The Russian Navy is seen as being on a back foot in the war in Ukraine. From an initial position of dominance, it is now operating in a much more limited way following a series of setbacks. Not least the sinking of the cruiser Moskva in April, and subsequent deliveries of Harpoon missiles to Ukraine. But there are signs that Russia has been trying to expand and enhance its naval bases in Crimea.
Images indicate that the Russian Navy is re-establishing a naval base at Balaklava. The isolated inlet on the southern coast of Crimea is ideally suited and is the site of a historic Cold War base.
At the same time, there has been ongoing work in the main naval base at Sevastopol.
The New Base At Balaklava
Balaklava is a small inlet 5 miles south of Sevastopol. Steep hills provide natural protection against storms and, up to a point, reconnaissance. So, despite its narrow confines, it was the site of a major naval base during the Cold War. In the 1950s the Soviets dug a submarine tunnel into the mountain on the west side.
The submarine tunnels fell into disuse after the collapse of the USSR and the base was inherited by the newly formed Ukrainian Navy. Although some small warships were present from time to time, the base was largely forgotten. And, after years of abandonment, the submarine tunnels were turned into a museum. An old Romeo class submarine, S-49, was added in 2021.
In spite of the museum, in recent years there have been reports in Russian media that the base might be reactivated. These appeared to be highly speculative at the time. Only now, after the invasion, has work begun.
The medieval ruins overlooking Balaklava are a popular tourist attraction and the harbour itself is filled with yachts. So, the new infrastructure could conceivably be explained away as civilian. There have also been reports in local media of plans to expand the yacht facilities in the harbor. But the timing and context clearly point to this being a new naval facility.
The museum is still open to the public so tales that the tunnels themselves may be reactivated seem unlikely. However, the new quay will bring the base back into operation.
It is too early to say how many warships the new facilities will be able to accommodate. Or which classes. But it is expected to become a satellite base of Sevastopol if it is completed. Possibly the Kilo Class submarines, which are already using Sevastopol less frequently, will be prioritized.
New Construction At Sevastopol
The area in Sevastopol has previously been the home of the FSB’s (the modern KGB) patrol ships. These have been patrolling the north of Crimea and the area of the Kerch Bridge intensely since the invasion. It is unclear whether the FSB will still berth there after the upgrade.
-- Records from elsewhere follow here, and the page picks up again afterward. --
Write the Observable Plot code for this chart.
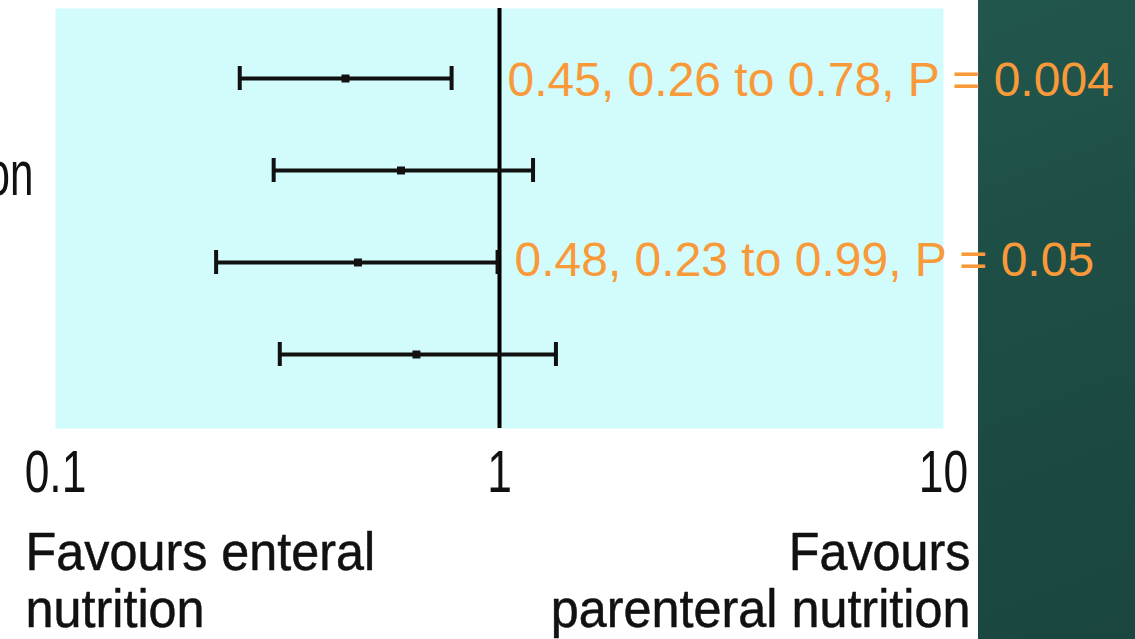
<!DOCTYPE html>
<html>
<head>
<meta charset="utf-8">
<script src="https://cdn.jsdelivr.net/npm/d3@7"></script>
<script src="https://cdn.jsdelivr.net/npm/@observablehq/plot@0.6"></script>
<style>
  html, body { margin: 0; padding: 0; background: #ffffff; }
  #wrap { position: relative; width: 1135px; height: 639px; overflow: hidden; }
  #side { position: absolute; left: 978px; top: 0; width: 157px; height: 639px;
          background: linear-gradient(160deg, #22574d 0%, #1d4d45 45%, #1a463f 100%); }
  #chart { position: absolute; left: 0; top: 0; }
</style>
</head>
<body>
<div id="wrap"><div id="side"></div><div id="chart"></div></div>
<script>
// ---- data ----
const rows = ["1", "2", "3", "4"];
const estimate = [0.45, 0.60, 0.48, 0.65];
const lower = [0.26, 0.31, 0.23, 0.32];
const upper = [0.78, 1.19, 0.99, 1.34];
const rowLabels = ["", "on", "", ""];
const annotations = ["0.45, 0.26 to 0.78, P = 0.004", "", "0.48, 0.23 to 0.99, P = 0.05", ""];
const xTicks = [0.1, 1, 10];
const leftCaption = "Favours enteral\nnutrition";
const rightCaption = "Favours\nparenteral nutrition";

const data = rows.map((r, i) => ({row: r, est: estimate[i], lo: lower[i], hi: upper[i], label: rowLabels[i], note: annotations[i]}));

// condensed look: Liberation Sans squeezed horizontally after rendering
const fontTick = "'Liberation Sans', 'Nimbus Sans', sans-serif";
const fontCaption = "'Liberation Sans', Helvetica, sans-serif";
const fontLabel = "'Liberation Sans', 'Helvetica Neue', sans-serif";
const fontNote = "'Liberation Sans', Arial, sans-serif";
const orange = "#f89a3a";
const ink = "#111";

const chart = Plot.plot({
  width: 1135,
  height: 639,
  marginLeft: 55,
  marginRight: 192,
  marginTop: 8,
  marginBottom: 211,
  style: {background: "transparent", overflow: "visible"},
  x: {type: "log", domain: [0.1, 10], axis: null},
  y: {type: "band", domain: rows, range: [30.67, 401.33], padding: 0, axis: null},
  marks: [
    Plot.frame({fill: "#d2fbfb", stroke: null}),
    Plot.ruleX([1], {stroke: "#000", strokeWidth: 4}),
    Plot.ruleY(data, {y: "row", x1: "lo", x2: "hi", stroke: ink, strokeWidth: 4}),
    Plot.tickX(data, {x: "lo", y: "row", stroke: ink, strokeWidth: 4, insetTop: 34, insetBottom: 34}),
    Plot.tickX(data, {x: "hi", y: "row", stroke: ink, strokeWidth: 4, insetTop: 34, insetBottom: 34}),
    Plot.dot(data, {x: "est", y: "row", r: 4.5, fill: ink, stroke: null, symbol: "square"}),
    Plot.text(data.filter(d => d.label), {x: () => 0.1, y: "row", text: "label", textAnchor: "end", dx: -22, dy: 5,
      fontSize: 62, fontFamily: fontLabel, fill: ink}),
    Plot.text(data.filter((d, i) => i === 0 && d.note), {x: () => 1, y: "row", text: "note", textAnchor: "start", dx: 8, dy: 2,
      fontSize: 48, fontFamily: fontNote, fill: orange}),
    Plot.text(data.filter((d, i) => i === 2 && d.note), {x: () => 1, y: "row", text: "note", textAnchor: "start", dx: 15, dy: -2,
      fontSize: 48, fontFamily: fontNote, fill: orange}),
    Plot.axisX({ticks: xTicks, tickFormat: d => String(d), tickSize: 0, tickPadding: 21, label: null,
      fontSize: 60, fontFamily: fontTick, fill: ink, stroke: ink, strokeWidth: 0.6}),
    Plot.text([leftCaption], {x: () => 0.1, frameAnchor: "bottom", text: d => d, textAnchor: "start", lineAnchor: "top",
      dx: -30, dy: 101, lineHeight: 1.08, fontSize: 53, fontFamily: fontCaption, fill: ink, stroke: ink, strokeWidth: 0.5}),
    Plot.text([rightCaption], {x: () => 10, frameAnchor: "bottom", text: d => d, textAnchor: "end", lineAnchor: "top",
      dx: 27, dy: 101, lineHeight: 1.08, fontSize: 53, fontFamily: fontCaption, fill: ink, stroke: ink, strokeWidth: 0.5})
  ]
});

// squeeze text horizontally around each text's own anchor point
function squeeze(family, sx) {
  d3.select(chart).selectAll("g").filter(function() { return this.getAttribute("font-family") === family; })
    .selectAll("text").each(function() {
      const t = this.getAttribute("transform");
      if (t) {
        this.setAttribute("transform", t + ` scale(${sx},1)`);
      } else {
        const x = +(this.getAttribute("x") || 0), y = +(this.getAttribute("y") || 0);
        this.setAttribute("transform", `translate(${x},${y}) scale(${sx},1) translate(${-x},${-y})`);
      }
    });
}
squeeze(fontTick, 0.74);
squeeze(fontCaption, 0.95);
squeeze(fontLabel, 0.68);

document.getElementById("chart").appendChild(chart);
</script>
</body>
</html>
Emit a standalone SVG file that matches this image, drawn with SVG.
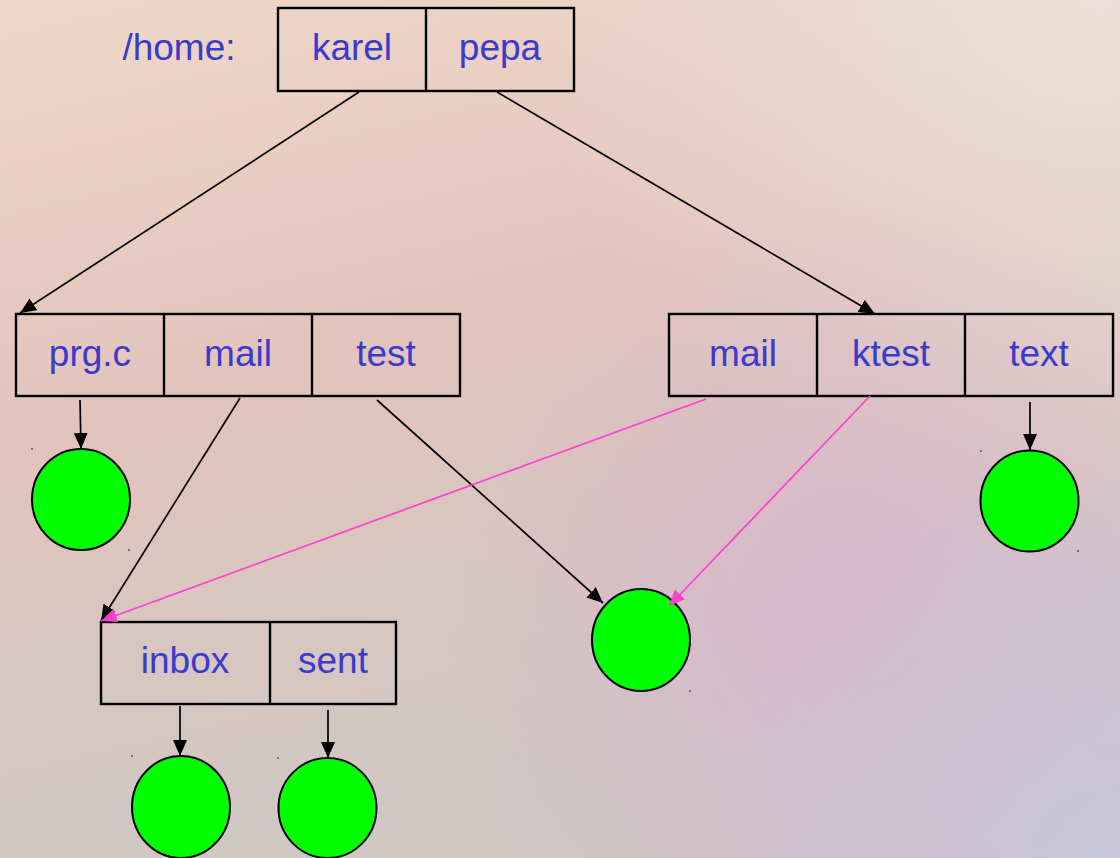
<svg xmlns="http://www.w3.org/2000/svg" width="1120" height="858" viewBox="0 0 1120 858">
<style>
.box{fill:none;stroke:#000;stroke-width:2.4}
.lbl{font-family:"Liberation Sans",Arial,sans-serif;font-size:37px;fill:#3a3acc;text-anchor:middle}
.leaf{fill:#00ff00;stroke:#000;stroke-width:2}
.k{stroke:#000;stroke-width:1.7;fill:none}
.p{stroke:#ff3fcc;stroke-width:1.7;fill:none}
.dot{fill:#333;opacity:0.6}
</style>
<defs>
<linearGradient id="bg" x1="0" y1="0" x2="0.3" y2="1">
<stop offset="0" stop-color="#f0d8c8"/>
<stop offset="0.45" stop-color="#e2c4bc"/>
<stop offset="1" stop-color="#cec8c4"/>
</linearGradient>
<radialGradient id="tr" cx="1100" cy="0" r="560" gradientUnits="userSpaceOnUse">
<stop offset="0" stop-color="#efe4dc" stop-opacity="0.85"/>
<stop offset="1" stop-color="#efe4dc" stop-opacity="0"/>
</radialGradient>
<radialGradient id="pk" cx="860" cy="620" r="420" gradientUnits="userSpaceOnUse">
<stop offset="0" stop-color="#d8b4cc" stop-opacity="0.9"/>
<stop offset="1" stop-color="#d8b4cc" stop-opacity="0"/>
</radialGradient>
<radialGradient id="br" cx="1100" cy="858" r="400" gradientUnits="userSpaceOnUse">
<stop offset="0" stop-color="#c8c6dc" stop-opacity="1"/>
<stop offset="1" stop-color="#c8c6dc" stop-opacity="0"/>
</radialGradient>
<marker id="ak" viewBox="0 0 16 14" refX="16" refY="7" markerWidth="16" markerHeight="14" markerUnits="userSpaceOnUse" orient="auto">
<path d="M0,0 L16,7 L0,14 z" fill="#000"/>
</marker>
<marker id="ap" viewBox="0 0 16 14" refX="16" refY="7" markerWidth="16" markerHeight="14" markerUnits="userSpaceOnUse" orient="auto">
<path d="M0,0 L16,7 L0,14 z" fill="#ff3fcc"/>
</marker>
</defs>
<rect width="1120" height="858" fill="url(#bg)"/>
<rect width="1120" height="858" fill="url(#tr)"/>
<rect width="1120" height="858" fill="url(#pk)"/>
<rect width="1120" height="858" fill="url(#br)"/>

<text class="lbl" x="179" y="60">/home:</text>

<g id="home">
<rect class="box" x="278" y="8" width="296" height="83"/>
<line class="box" x1="426" y1="8" x2="426" y2="91"/>
<text class="lbl" x="352" y="60">karel</text>
<text class="lbl" x="500" y="60">pepa</text>
</g>

<g id="karel">
<rect class="box" x="16" y="314" width="444" height="82"/>
<line class="box" x1="164" y1="314" x2="164" y2="396"/>
<line class="box" x1="312" y1="314" x2="312" y2="396"/>
<text class="lbl" x="90" y="366">prg.c</text>
<text class="lbl" x="238" y="366">mail</text>
<text class="lbl" x="386" y="366">test</text>
</g>

<g id="pepa">
<rect class="box" x="669" y="314" width="444" height="82"/>
<line class="box" x1="817" y1="314" x2="817" y2="396"/>
<line class="box" x1="965" y1="314" x2="965" y2="396"/>
<text class="lbl" x="743" y="366">mail</text>
<text class="lbl" x="891" y="366">ktest</text>
<text class="lbl" x="1039" y="366">text</text>
</g>

<g id="mail">
<rect class="box" x="101" y="622" width="295" height="82"/>
<line class="box" x1="270" y1="622" x2="270" y2="704"/>
<text class="lbl" x="185" y="673">inbox</text>
<text class="lbl" x="333" y="673">sent</text>
</g>

<g id="f-prgc"><ellipse class="leaf" cx="81" cy="499.5" rx="49" ry="50.5"/></g>
<g id="f-test"><ellipse class="leaf" cx="641" cy="640" rx="49" ry="51"/></g>
<g id="f-text"><ellipse class="leaf" cx="1029.5" cy="501" rx="49" ry="50.5"/></g>
<g id="f-inbox"><ellipse class="leaf" cx="181" cy="807" rx="49" ry="51"/></g>
<g id="f-sent"><ellipse class="leaf" cx="327.5" cy="808" rx="49" ry="50"/></g>

<g id="dots">
<rect class="dot" x="31" y="448" width="2" height="2"/>
<rect class="dot" x="128" y="549" width="2" height="2"/>
<rect class="dot" x="980" y="450" width="2" height="2"/>
<rect class="dot" x="1077" y="550" width="2" height="2"/>
<rect class="dot" x="689" y="690" width="2" height="2"/>
<rect class="dot" x="131" y="755" width="2" height="2"/>
<rect class="dot" x="277" y="757" width="2" height="2"/>
</g>

<g id="connectors">
<line class="k" x1="359" y1="92" x2="20" y2="313" marker-end="url(#ak)"/>
<line class="k" x1="497" y1="92" x2="875" y2="314" marker-end="url(#ak)"/>
<line class="k" x1="80" y1="400" x2="81" y2="449" marker-end="url(#ak)"/>
<line class="k" x1="240" y1="398" x2="101" y2="621" marker-end="url(#ak)"/>
<line class="k" x1="377" y1="400" x2="603" y2="603" marker-end="url(#ak)"/>
<line class="p" x1="706" y1="399" x2="101" y2="621" marker-end="url(#ap)"/>
<line class="p" x1="870" y1="396" x2="669" y2="606" marker-end="url(#ap)"/>
<line class="k" x1="1030" y1="402" x2="1030" y2="450" marker-end="url(#ak)"/>
<line class="k" x1="180" y1="706" x2="180" y2="756" marker-end="url(#ak)"/>
<line class="k" x1="328" y1="710" x2="328" y2="758" marker-end="url(#ak)"/>
</g>
</svg>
The new quay in Sevastopol may have been planned for some time. But as late as February 10, two weeks before the invasion, FSB coast guard cutters were parked there as usual. After the invasion it was mostly cleared and ready for construction.
The war is not going to Russia’s plan. Although it may still be some time away, there is now talk of Ukraine retaking Crimea which was annexed by Russia in 2014. This seemed unthinkable just months ago.
Work started before the war began to go against Russia. Now the construction of these facilities is still progressing but they may not be ready for some months. In that time a lot could happen. So it is unclear whether they will ever serve their intended purpose.
These developments are significant however and are no doubt being followed closely by analysts.